=== DATA BLOCK ===

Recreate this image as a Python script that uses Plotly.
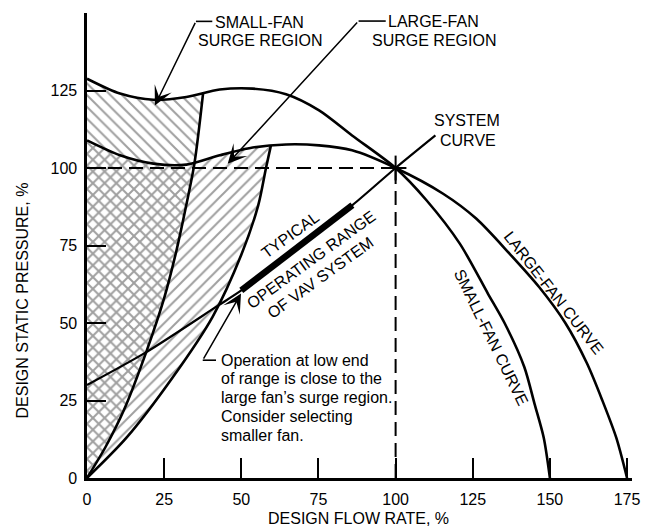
import plotly.graph_objects as go

# ---------------- data (flow rate %, static pressure %) ----------------
small_fan_x = [0, 10.7, 21.5, 32.2, 43, 53.7, 64.5, 75.2, 85.9, 100, 110, 120.8, 129.9, 135.3, 141.7, 145, 148, 150]
small_fan_y = [128.8, 124, 122, 122.9, 125.3, 125.6, 123.8, 118.6, 110.5, 100, 89.6, 75.6, 59.5, 50, 35.8, 24, 13, 0]

large_fan_x = [0, 10.7, 21.5, 32.2, 43, 53.7, 64.5, 75.2, 85.9, 100, 115.4, 126.1, 136.9, 146.5, 155, 162, 167, 171.5, 175]
large_fan_y = [108.9, 104.1, 101.4, 101.1, 104.1, 106.6, 107.6, 107.3, 105.7, 100, 91.7, 83.7, 72.4, 61.6, 50, 37, 25, 13, 0]

small_surge_x = [0, 6, 12, 19.5, 25, 28.9, 31.6, 34.8, 37.6]
small_surge_y = [0, 10, 22, 41.5, 58, 73, 85.3, 101.4, 124]

large_surge_x = [0, 12.8, 27.8, 40.7, 50, 55.5, 58, 59.6]
large_surge_y = [0, 13, 32.5, 52, 72, 88, 100, 107.3]

system_x = [0, 19.2, 42.3, 50, 68, 86, 100, 112.9]
system_y = [30, 40.6, 55.5, 60.5, 74, 88, 100, 110.5]

operating_range = [50, 86]
design_point = [100, 100]

x_ticks = [0, 25, 50, 75, 100, 125, 150, 175]
y_ticks = [0, 25, 50, 75, 100, 125]

FONT = "Liberation Sans, Arial, sans-serif"
HATCH = "#a0a0a0"

# ---------------- figure ----------------
fig = go.Figure()


def region(fan_x, fan_y, surge_x, surge_y):
    top = surge_x[-1]
    xs = [x for x in fan_x if x < top] + surge_x[::-1]
    ys = [y for x, y in zip(fan_x, fan_y) if x < top] + surge_y[::-1]
    return xs, ys


ax_, ay_ = region(small_fan_x, small_fan_y, small_surge_x, small_surge_y)
bx_, by_ = region(large_fan_x, large_fan_y, large_surge_x, large_surge_y)

fig.add_trace(go.Scatter(
    x=ax_, y=ay_, mode="lines", fill="toself", line=dict(width=0),
    fillcolor="rgba(0,0,0,0)",
    fillpattern=dict(shape="\\", fgcolor=HATCH, bgcolor="rgba(0,0,0,0)",
                     size=8.3, solidity=0.24, fillmode="replace"),
    hoverinfo="skip", showlegend=False))
fig.add_trace(go.Scatter(
    x=bx_, y=by_, mode="lines", fill="toself", line=dict(width=0),
    fillcolor="rgba(0,0,0,0)",
    fillpattern=dict(shape="/", fgcolor=HATCH, bgcolor="rgba(0,0,0,0)",
                     size=8.3, solidity=0.24, fillmode="replace"),
    hoverinfo="skip", showlegend=False))

curve_style = dict(color="black", width=2.6, shape="spline", smoothing=0.8)
for xs, ys in [(small_fan_x, small_fan_y), (large_fan_x, large_fan_y),
               (small_surge_x, small_surge_y), (large_surge_x, large_surge_y)]:
    fig.add_trace(go.Scatter(x=xs, y=ys, mode="lines", line=curve_style,
                             hoverinfo="skip", showlegend=False))

fig.add_trace(go.Scatter(x=system_x, y=system_y, mode="lines",
                         line=dict(color="black", width=2.2, shape="spline", smoothing=0.8),
                         hoverinfo="skip", showlegend=False))

op_x = [x for x in system_x if operating_range[0] <= x <= operating_range[1]]
op_y = [y for x, y in zip(system_x, system_y) if operating_range[0] <= x <= operating_range[1]]
fig.add_trace(go.Scatter(x=op_x, y=op_y, mode="lines",
                         line=dict(color="black", width=6.5),
                         hoverinfo="skip", showlegend=False))

# ---------------- reference lines ----------------
dx, dy = design_point
shapes = [
    dict(type="line", x0=0, y0=dy, x1=dx, y1=dy, line=dict(color="black", width=2, dash="14px,7px")),
    dict(type="line", x0=dx, y0=0, x1=dx, y1=dy, line=dict(color="black", width=2, dash="14px,7px")),
    dict(type="line", x0=dx - 3, y0=dy, x1=dx + 3.5, y1=dy, line=dict(color="black", width=2)),
    dict(type="line", x0=dx, y0=dy - 4, x1=dx, y1=dy + 4, line=dict(color="black", width=2)),
    # leader stubs
    dict(type="line", x0=35.3, y0=147.3, x1=40.6, y1=147.3, line=dict(color="black", width=1.6)),
    dict(type="line", x0=88.0, y0=147.4, x1=96.8, y1=147.4, line=dict(color="black", width=1.6)),
    dict(type="line", x0=37.5, y0=38.0, x1=41.8, y1=38.0, line=dict(color="black", width=1.6)),
]

tf = dict(family=FONT, size=16, color="black")
ann = []


def txt(x, y, s, angle=0, xanchor="center"):
    ann.append(dict(x=x, y=y, xref="x", yref="y", text=s, showarrow=False,
                    textangle=angle, xanchor=xanchor, yanchor="middle", font=tf))


def arrow(x, y, axv, ayv):
    ann.append(dict(x=x, y=y, ax=axv, ay=ayv, xref="x", yref="y", axref="x", ayref="y",
                    text="", showarrow=True, arrowhead=3, arrowsize=2.1, arrowwidth=1.5,
                    arrowcolor="black"))


txt(55.9, 147.0, "SMALL-FAN")
txt(55.9, 141.2, "SURGE REGION")
txt(112.4, 147.3, "LARGE-FAN")
txt(112.5, 141.2, "SURGE REGION")
txt(123.1, 115.2, "SYSTEM")
txt(123.3, 108.9, "CURVE")
note = ["Operation at low end", "of range is close to the",
        "large fan\u2019s surge region.", "Consider selecting", "smaller fan."]
for s, yy in zip(note, [38.0, 32.1, 26.1, 19.9, 13.8]):
    txt(42.9, yy, s, xanchor="left")
txt(151.1, 59.7, "LARGE-FAN CURVE", angle=52)
txt(130.9, 45.2, "SMALL-FAN CURVE", angle=64)
txt(66.1, 78.4, "TYPICAL", angle=-36)
txt(72.7, 70.5, "OPERATING RANGE", angle=-36)
txt(75.7, 64.7, "OF VAV SYSTEM", angle=-36)

arrow(22.0, 120.2, 35.3, 147.3)
arrow(45.6, 101.4, 88.0, 147.4)
arrow(49.9, 59.5, 37.5, 38.0)

ann.append(dict(x=0.498, y=-0.0874, xref="paper", yref="paper", text="DESIGN FLOW RATE, %",
                showarrow=False, xanchor="center", yanchor="middle", font=tf))
ann.append(dict(x=-0.119, y=0.382, xref="paper", yref="paper", text="DESIGN STATIC PRESSURE, %",
                showarrow=False, textangle=-90, xanchor="center", yanchor="middle", font=tf))

axis_common = dict(showgrid=False, zeroline=False, showline=True, linecolor="black",
                   linewidth=2.6, ticks="inside", tickcolor="black", tickwidth=2,
                   tickfont=tf, fixedrange=True)

fig.update_layout(
    width=652, height=532,
    margin=dict(l=87, r=17, t=13, b=54),
    paper_bgcolor="white", plot_bgcolor="white",
    showlegend=False,
    hovermode=False,
    xaxis=dict(range=[0, 176.6], tickvals=x_ticks, ticklen=20, ticklabelstandoff=5, **axis_common),
    yaxis=dict(range=[0, 150], tickvals=y_ticks, ticklen=19, ticklabelstandoff=4, **axis_common),
    shapes=shapes, annotations=ann,
    font=tf,
)

fig.write_html("out.html", config={"displayModeBar": False, "staticPlot": True},
               post_script="document.body.style.margin='0';")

===

WHAT YOU SHOULD DO:
Print each line of the material above exactly, with the pictures removed from your copy.

WORKED SOLUTION:
Recreate this image as a Python script that uses Plotly.
import plotly.graph_objects as go

# ---------------- data (flow rate %, static pressure %) ----------------
small_fan_x = [0, 10.7, 21.5, 32.2, 43, 53.7, 64.5, 75.2, 85.9, 100, 110, 120.8, 129.9, 135.3, 141.7, 145, 148, 150]
small_fan_y = [128.8, 124, 122, 122.9, 125.3, 125.6, 123.8, 118.6, 110.5, 100, 89.6, 75.6, 59.5, 50, 35.8, 24, 13, 0]

large_fan_x = [0, 10.7, 21.5, 32.2, 43, 53.7, 64.5, 75.2, 85.9, 100, 115.4, 126.1, 136.9, 146.5, 155, 162, 167, 171.5, 175]
large_fan_y = [108.9, 104.1, 101.4, 101.1, 104.1, 106.6, 107.6, 107.3, 105.7, 100, 91.7, 83.7, 72.4, 61.6, 50, 37, 25, 13, 0]

small_surge_x = [0, 6, 12, 19.5, 25, 28.9, 31.6, 34.8, 37.6]
small_surge_y = [0, 10, 22, 41.5, 58, 73, 85.3, 101.4, 124]

large_surge_x = [0, 12.8, 27.8, 40.7, 50, 55.5, 58, 59.6]
large_surge_y = [0, 13, 32.5, 52, 72, 88, 100, 107.3]

system_x = [0, 19.2, 42.3, 50, 68, 86, 100, 112.9]
system_y = [30, 40.6, 55.5, 60.5, 74, 88, 100, 110.5]

operating_range = [50, 86]
design_point = [100, 100]

x_ticks = [0, 25, 50, 75, 100, 125, 150, 175]
y_ticks = [0, 25, 50, 75, 100, 125]

FONT = "Liberation Sans, Arial, sans-serif"
HATCH = "#a0a0a0"

# ---------------- figure ----------------
fig = go.Figure()


def region(fan_x, fan_y, surge_x, surge_y):
    top = surge_x[-1]
    xs = [x for x in fan_x if x < top] + surge_x[::-1]
    ys = [y for x, y in zip(fan_x, fan_y) if x < top] + surge_y[::-1]
    return xs, ys


ax_, ay_ = region(small_fan_x, small_fan_y, small_surge_x, small_surge_y)
bx_, by_ = region(large_fan_x, large_fan_y, large_surge_x, large_surge_y)

fig.add_trace(go.Scatter(
    x=ax_, y=ay_, mode="lines", fill="toself", line=dict(width=0),
    fillcolor="rgba(0,0,0,0)",
    fillpattern=dict(shape="\\", fgcolor=HATCH, bgcolor="rgba(0,0,0,0)",
                     size=8.3, solidity=0.24, fillmode="replace"),
    hoverinfo="skip", showlegend=False))
fig.add_trace(go.Scatter(
    x=bx_, y=by_, mode="lines", fill="toself", line=dict(width=0),
    fillcolor="rgba(0,0,0,0)",
    fillpattern=dict(shape="/", fgcolor=HATCH, bgcolor="rgba(0,0,0,0)",
                     size=8.3, solidity=0.24, fillmode="replace"),
    hoverinfo="skip", showlegend=False))

curve_style = dict(color="black", width=2.6, shape="spline", smoothing=0.8)
for xs, ys in [(small_fan_x, small_fan_y), (large_fan_x, large_fan_y),
               (small_surge_x, small_surge_y), (large_surge_x, large_surge_y)]:
    fig.add_trace(go.Scatter(x=xs, y=ys, mode="lines", line=curve_style,
                             hoverinfo="skip", showlegend=False))

fig.add_trace(go.Scatter(x=system_x, y=system_y, mode="lines",
                         line=dict(color="black", width=2.2, shape="spline", smoothing=0.8),
                         hoverinfo="skip", showlegend=False))

op_x = [x for x in system_x if operating_range[0] <= x <= operating_range[1]]
op_y = [y for x, y in zip(system_x, system_y) if operating_range[0] <= x <= operating_range[1]]
fig.add_trace(go.Scatter(x=op_x, y=op_y, mode="lines",
                         line=dict(color="black", width=6.5),
                         hoverinfo="skip", showlegend=False))

# ---------------- reference lines ----------------
dx, dy = design_point
shapes = [
    dict(type="line", x0=0, y0=dy, x1=dx, y1=dy, line=dict(color="black", width=2, dash="14px,7px")),
    dict(type="line", x0=dx, y0=0, x1=dx, y1=dy, line=dict(color="black", width=2, dash="14px,7px")),
    dict(type="line", x0=dx - 3, y0=dy, x1=dx + 3.5, y1=dy, line=dict(color="black", width=2)),
    dict(type="line", x0=dx, y0=dy - 4, x1=dx, y1=dy + 4, line=dict(color="black", width=2)),
    # leader stubs
    dict(type="line", x0=35.3, y0=147.3, x1=40.6, y1=147.3, line=dict(color="black", width=1.6)),
    dict(type="line", x0=88.0, y0=147.4, x1=96.8, y1=147.4, line=dict(color="black", width=1.6)),
    dict(type="line", x0=37.5, y0=38.0, x1=41.8, y1=38.0, line=dict(color="black", width=1.6)),
]

tf = dict(family=FONT, size=16, color="black")
ann = []


def txt(x, y, s, angle=0, xanchor="center"):
    ann.append(dict(x=x, y=y, xref="x", yref="y", text=s, showarrow=False,
                    textangle=angle, xanchor=xanchor, yanchor="middle", font=tf))


def arrow(x, y, axv, ayv):
    ann.append(dict(x=x, y=y, ax=axv, ay=ayv, xref="x", yref="y", axref="x", ayref="y",
                    text="", showarrow=True, arrowhead=3, arrowsize=2.1, arrowwidth=1.5,
                    arrowcolor="black"))


txt(55.9, 147.0, "SMALL-FAN")
txt(55.9, 141.2, "SURGE REGION")
txt(112.4, 147.3, "LARGE-FAN")
txt(112.5, 141.2, "SURGE REGION")
txt(123.1, 115.2, "SYSTEM")
txt(123.3, 108.9, "CURVE")
note = ["Operation at low end", "of range is close to the",
        "large fan\u2019s surge region.", "Consider selecting", "smaller fan."]
for s, yy in zip(note, [38.0, 32.1, 26.1, 19.9, 13.8]):
    txt(42.9, yy, s, xanchor="left")
txt(151.1, 59.7, "LARGE-FAN CURVE", angle=52)
txt(130.9, 45.2, "SMALL-FAN CURVE", angle=64)
txt(66.1, 78.4, "TYPICAL", angle=-36)
txt(72.7, 70.5, "OPERATING RANGE", angle=-36)
txt(75.7, 64.7, "OF VAV SYSTEM", angle=-36)

arrow(22.0, 120.2, 35.3, 147.3)
arrow(45.6, 101.4, 88.0, 147.4)
arrow(49.9, 59.5, 37.5, 38.0)

ann.append(dict(x=0.498, y=-0.0874, xref="paper", yref="paper", text="DESIGN FLOW RATE, %",
                showarrow=False, xanchor="center", yanchor="middle", font=tf))
ann.append(dict(x=-0.119, y=0.382, xref="paper", yref="paper", text="DESIGN STATIC PRESSURE, %",
                showarrow=False, textangle=-90, xanchor="center", yanchor="middle", font=tf))

axis_common = dict(showgrid=False, zeroline=False, showline=True, linecolor="black",
                   linewidth=2.6, ticks="inside", tickcolor="black", tickwidth=2,
                   tickfont=tf, fixedrange=True)

fig.update_layout(
    width=652, height=532,
    margin=dict(l=87, r=17, t=13, b=54),
    paper_bgcolor="white", plot_bgcolor="white",
    showlegend=False,
    hovermode=False,
    xaxis=dict(range=[0, 176.6], tickvals=x_ticks, ticklen=20, ticklabelstandoff=5, **axis_common),
    yaxis=dict(range=[0, 150], tickvals=y_ticks, ticklen=19, ticklabelstandoff=4, **axis_common),
    shapes=shapes, annotations=ann,
    font=tf,
)

fig.write_html("out.html", config={"displayModeBar": False, "staticPlot": True},
               post_script="document.body.style.margin='0';")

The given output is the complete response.